Louise Miriam " Dillie" Keane (born 23 May 1952) is an actress, singer and comedian. She has been a member of the comedy cabaret trio Fascinating Aïda since its 1983 inception, and has also pursued a solo career. In 1995, with Fascinating Aïda, she was nominated for the Laurence Olivier Award for Best Entertainment.
Keane was educated at the strict Roman Catholic Woldingham School (or Sacred Heart), where she sang in the school choir and played the guitar on the Folk Mass album recorded by some of the girls at Abbey Road Studios in 1967. She has described the school as disorganised. At the age of eighteen, she was expelled for going to see Fellini's Satyricon in London with boys from Worth School.
Keane then crammed for A-levels and studied music at Trinity College, Dublin, but left the four-year course after three years and went on to study acting for three years at the London Academy of Music and Dramatic Art.
In 2002, Keane wrote the songs for Sandi Toksvig's musical comedy Big Night Out at the Little Palace Theatre (starring in the show itself at the Watford Palace Theatre with Toksvig and Bonnie Langford). Other works include the plays A Slice of Life (1981) and Boat People (1983). She has written songs for two with Adèle Anderson.
Keane continued her acting career, including touring versions of Dancing at Lughnasa and Charley's Aunt, Juno and the Paycock at the Leicester Haymarket; The Plough and the Stars at the West Yorkshire Playhouse in Leeds; Accommodating Eva at the King's Head Theatre in Islington and Present Laughter at Birmingham Repertory Theatre. She was included in the premiere production of The Vagina Monologues in Dublin in 2002. She appeared with Kit and The Widow in Tomfoolery during 2005 and in the premiere one night only staging of a new musical version of Little Women at the Theatre Royal, Drury Lane.
In 2006, Keane appeared with Jenny Eclair and Linda Robson, in Grumpy Old Women Live, and as the Duchess in Me and My Girl (2006) on a new national tour. She performed the role of Dolly in Frank and Dolly a new play by Lizzie Hopley at the Edinburgh Festival 2007, for which she was nominated for the Stage Best Actress Award, before getting back on tour with Grumpy Old Women Live. She then toured round Ireland performing the role of Lady Bracknell in The Importance of Being Earnest, before returning to England, and beginning to write new songs for the 25th anniversary of Fascinating Aïda, which performed for a few weeks at the Jermyn Street Theatre.

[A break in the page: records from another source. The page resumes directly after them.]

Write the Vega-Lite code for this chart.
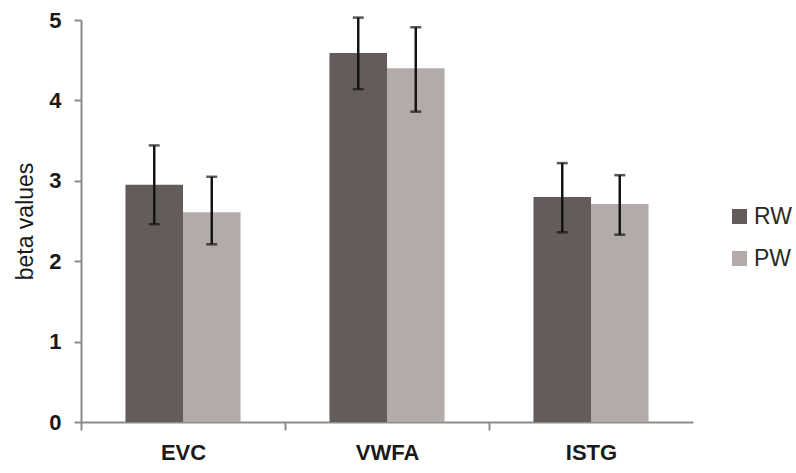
{
  "$schema": "https://vega.github.io/schema/vega-lite/v6.json",
  "width": 612,
  "height": 402,
  "autosize": "none",
  "padding": {"left": 81, "top": 20, "right": 103, "bottom": 51},
  "background": "white",
  "config": {
    "view": {"stroke": null},
    "font": "Liberation Sans",
    "axisY": {
      "grid": false, "labelFontSize": 22, "labelFontWeight": "bold", "labelColor": "#1a1a1a",
      "titleFontSize": 23, "titleFontWeight": "normal", "titleColor": "#1a1a1a", "titlePadding": 11,
      "domainColor": "#8c8c8c", "domainWidth": 2, "tickColor": "#8c8c8c", "tickWidth": 2,
      "tickSize": 7, "labelPadding": 13
    },
    "axisX": {
      "labelAngle": 0, "labelFontSize": 22, "labelFontWeight": "bold", "labelColor": "#1a1a1a",
      "domainColor": "#8c8c8c", "domainWidth": 2, "tickColor": "#8c8c8c", "tickWidth": 2,
      "tickSize": 8, "labelPadding": 12
    }
  },
  "data": {"values": [
    {"region": "EVC", "cond": "RW", "beta": 2.95, "lo": 2.46, "hi": 3.44},
    {"region": "EVC", "cond": "PW", "beta": 2.61, "lo": 2.21, "hi": 3.05},
    {"region": "VWFA", "cond": "RW", "beta": 4.59, "lo": 4.14, "hi": 5.03},
    {"region": "VWFA", "cond": "PW", "beta": 4.40, "lo": 3.86, "hi": 4.91},
    {"region": "ISTG", "cond": "RW", "beta": 2.80, "lo": 2.36, "hi": 3.22},
    {"region": "ISTG", "cond": "PW", "beta": 2.71, "lo": 2.33, "hi": 3.07}
  ]},
  "encoding": {
    "x": {
      "field": "region", "type": "nominal", "sort": ["EVC", "VWFA", "ISTG"],
      "scale": {"paddingInner": 0.436, "paddingOuter": 0.218},
      "axis": {"title": null, "tickOffset": -102, "labelOffset": 102}
    },
    "xOffset": {"field": "cond", "type": "nominal", "sort": ["RW", "PW"], "scale": {"paddingInner": 0, "paddingOuter": 0}}
  },
  "layer": [
    {
      "mark": {"type": "bar"},
      "encoding": {
        "y": {
          "field": "beta", "type": "quantitative", "title": "beta values",
          "scale": {"domain": [0, 5]},
          "axis": {"values": [0, 1, 2, 3, 4, 5], "format": "d", "title": "beta values"}
        },
        "color": {
          "field": "cond", "type": "nominal", "sort": ["RW", "PW"],
          "scale": {"domain": ["RW", "PW"], "range": ["#645c5a", "#b2aba9"]},
          "legend": {
            "orient": "none", "legendX": 647, "legendY": 185, "title": null,
            "symbolType": "square", "symbolSize": 225, "symbolStrokeWidth": 0,
            "labelFontSize": 23, "labelFontWeight": "normal", "labelColor": "#2a2a2a", "rowPadding": 18, "labelOffset": 3
          }
        }
      }
    },
    {
      "mark": {"type": "rule", "color": "#141414", "strokeWidth": 2.5},
      "encoding": {
        "y": {"field": "lo", "type": "quantitative", "title": "beta values", "axis": {"values": [0, 1, 2, 3, 4, 5], "format": "d", "title": "beta values"}},
        "y2": {"field": "hi"}
      }
    },
    {
      "mark": {"type": "tick", "orient": "horizontal", "color": "#141414", "thickness": 2.5, "size": 11},
      "encoding": {"y": {"field": "hi", "type": "quantitative", "title": "beta values", "axis": {"values": [0, 1, 2, 3, 4, 5], "format": "d", "title": "beta values"}}}
    },
    {
      "mark": {"type": "tick", "orient": "horizontal", "color": "#141414", "thickness": 2.5, "size": 11},
      "encoding": {"y": {"field": "lo", "type": "quantitative", "title": "beta values", "axis": {"values": [0, 1, 2, 3, 4, 5], "format": "d", "title": "beta values"}}}
    }
  ]
}
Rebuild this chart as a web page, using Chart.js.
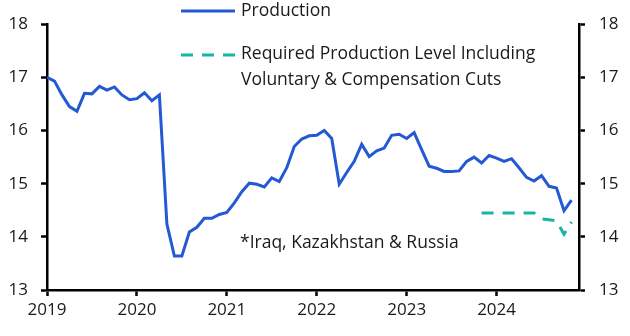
<!DOCTYPE html>
<html>
<head>
<meta charset="utf-8">
<script src="https://cdn.jsdelivr.net/npm/chart.js@4"></script>
<style>
  html, body { margin: 0; padding: 0; background: #fff; }
  #wrap { width: 630px; height: 336px; position: relative; }
</style>
</head>
<body>
<div id="wrap"><canvas id="chart"></canvas></div>
<script>
// monthly data, Jan 2019 = index 0
const startYear = 2019;
const yearLabels = ["2019", "2020", "2021", "2022", "2023", "2024"];
const yTicks = [13, 14, 15, 16, 17, 18];

const production = [
  17.00, 16.93, 16.67, 16.45, 16.36, 16.70, 16.69, 16.83, 16.76, 16.82, 16.67, 16.58,
  16.60, 16.71, 16.56, 16.67, 14.24, 13.64, 13.64, 14.09, 14.18, 14.35, 14.35, 14.42,
  14.46, 14.64, 14.85, 15.01, 14.99, 14.94, 15.11, 15.04, 15.30, 15.70, 15.84, 15.90,
  15.91, 16.00, 15.85, 14.99, 15.21, 15.42, 15.74, 15.51, 15.62, 15.67, 15.91, 15.93,
  15.85, 15.96, 15.64, 15.33, 15.29, 15.23, 15.23, 15.24, 15.42, 15.50, 15.39, 15.53,
  15.48, 15.42, 15.47, 15.30, 15.12, 15.05, 15.15, 14.95, 14.92, 14.49, 14.69
];

// starts Nov 2023
const requiredStart = 58;
const required = [14.45, 14.45, 14.45, 14.45, 14.45, 14.45, 14.45, 14.45, 14.34, 14.32, 14.30, 14.05, 14.28];

const BLUE = "#2459d4";
const TEAL = "#17b5a4";
const INK = "#1a1a1a";
const FONT = "'Open Sans', Lato, sans-serif";

const overlay = {
  id: "overlay",
  afterDraw(chart) {
    const ctx = chart.ctx;
    ctx.save();
    ctx.font = "17.5px " + FONT;
    ctx.fillStyle = INK;
    ctx.textBaseline = "middle";
    ctx.lineWidth = 3;

    // legend: production
    ctx.strokeStyle = BLUE;
    ctx.beginPath();
    ctx.moveTo(181, 11);
    ctx.lineTo(235, 11);
    ctx.stroke();
    ctx.fillText("Production", 241, 11);

    // legend: required level
    ctx.strokeStyle = TEAL;
    ctx.setLineDash([12, 9]);
    ctx.beginPath();
    ctx.moveTo(181, 55);
    ctx.lineTo(235, 55);
    ctx.stroke();
    ctx.setLineDash([]);
    ctx.fillText("Required Production Level Including", 241, 54);
    ctx.fillText("Voluntary & Compensation Cuts", 241, 80);

    ctx.fillText("*Iraq, Kazakhstan & Russia", 240, 243);
    ctx.restore();
  }
};

const axisBase = {
  border: { display: true, color: "#000", width: 2.5 },
  grid: { drawOnChartArea: false, drawTicks: true, tickLength: 6, tickWidth: 2.5, tickColor: "#000" },
  ticks: { color: INK, font: { family: FONT, size: 17 } }
};

new Chart(document.getElementById("chart"), {
  type: "line",
  data: {
    datasets: [
      {
        label: "Production",
        data: production.map((v, i) => ({ x: i, y: v })),
        borderColor: BLUE,
        borderWidth: 3,
        pointRadius: 0,
        tension: 0,
        fill: false,
        yAxisID: "y"
      },
      {
        label: "Required Production Level Including Voluntary & Compensation Cuts",
        data: required.map((v, i) => ({ x: requiredStart + i, y: v })),
        borderColor: TEAL,
        borderWidth: 3,
        borderDash: [12, 9],
        pointRadius: 0,
        tension: 0,
        fill: false,
        yAxisID: "y"
      }
    ]
  },
  options: {
    responsive: true,
    maintainAspectRatio: false,
    animation: false,
    layout: { padding: { top: 15, left: 0, right: 0, bottom: 0 } },
    plugins: {
      legend: { display: false },
      tooltip: { enabled: false }
    },
    scales: {
      x: {
        ...axisBase,
        type: "linear",
        min: 0,
        max: 71,
        afterBuildTicks(scale) {
          scale.ticks = yearLabels.map((_, i) => ({ value: i * 12 }));
        },
        ticks: {
          ...axisBase.ticks,
          padding: 4,
          maxRotation: 0,
          callback: (v) => String(startYear + v / 12)
        },
        afterFit(scale) { scale.height = 46; }
      },
      y: {
        ...axisBase,
        position: "left",
        min: yTicks[0],
        max: yTicks[yTicks.length - 1],
        ticks: { ...axisBase.ticks, stepSize: 1, padding: 13 },
        afterFit(scale) { scale.width = 47; }
      },
      y1: {
        ...axisBase,
        position: "right",
        min: yTicks[0],
        max: yTicks[yTicks.length - 1],
        ticks: { ...axisBase.ticks, stepSize: 1, padding: 14 },
        afterFit(scale) { scale.width = 51; }
      }
    }
  },
  plugins: [overlay]
});
</script>
</body>
</html>
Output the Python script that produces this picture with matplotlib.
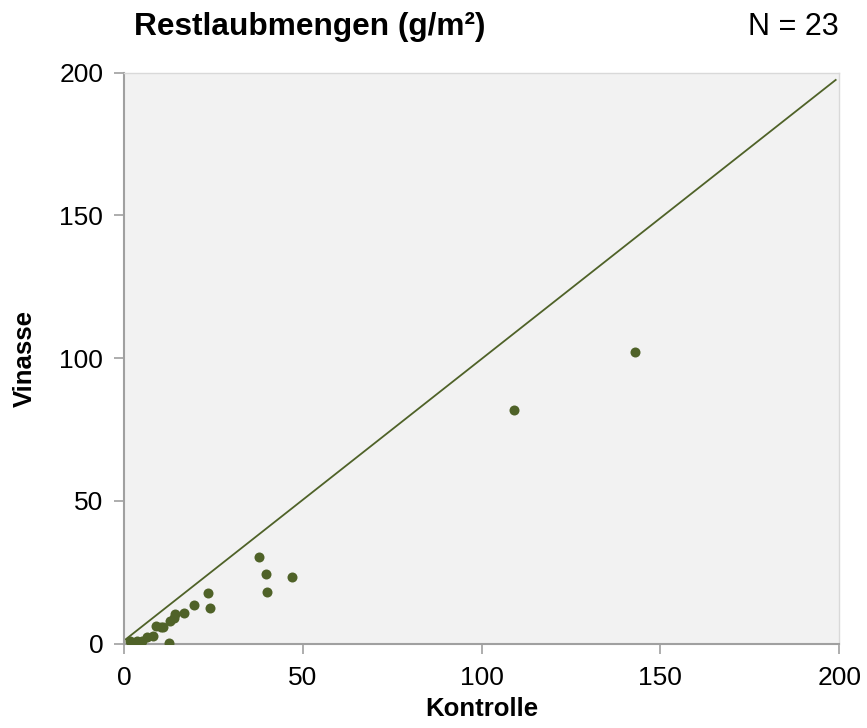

On 29 June 2008, she appeared in (and produced with Barb Jungr) The Lovely Russell Concert, which celebrated the life of her friend and colleague Russell Churney. In 2009, she toured England with Fascinating Aïda, and completed a new album.
In 2003, she was interviewed about driving a Ford Transit: "I'm colossally uninterested in cars... but vans are different. They're incredible fun to drive. You are practically always the bigger dog. People always back up in small country lanes to let you pass. And even lorry drivers are much nicer; they'll flash you to let you in."
In the local elections of 2017, she stood as a candidate for the Liberal Democrats in the Ploughley division of Oxfordshire County Council. She came fourth, and was not elected.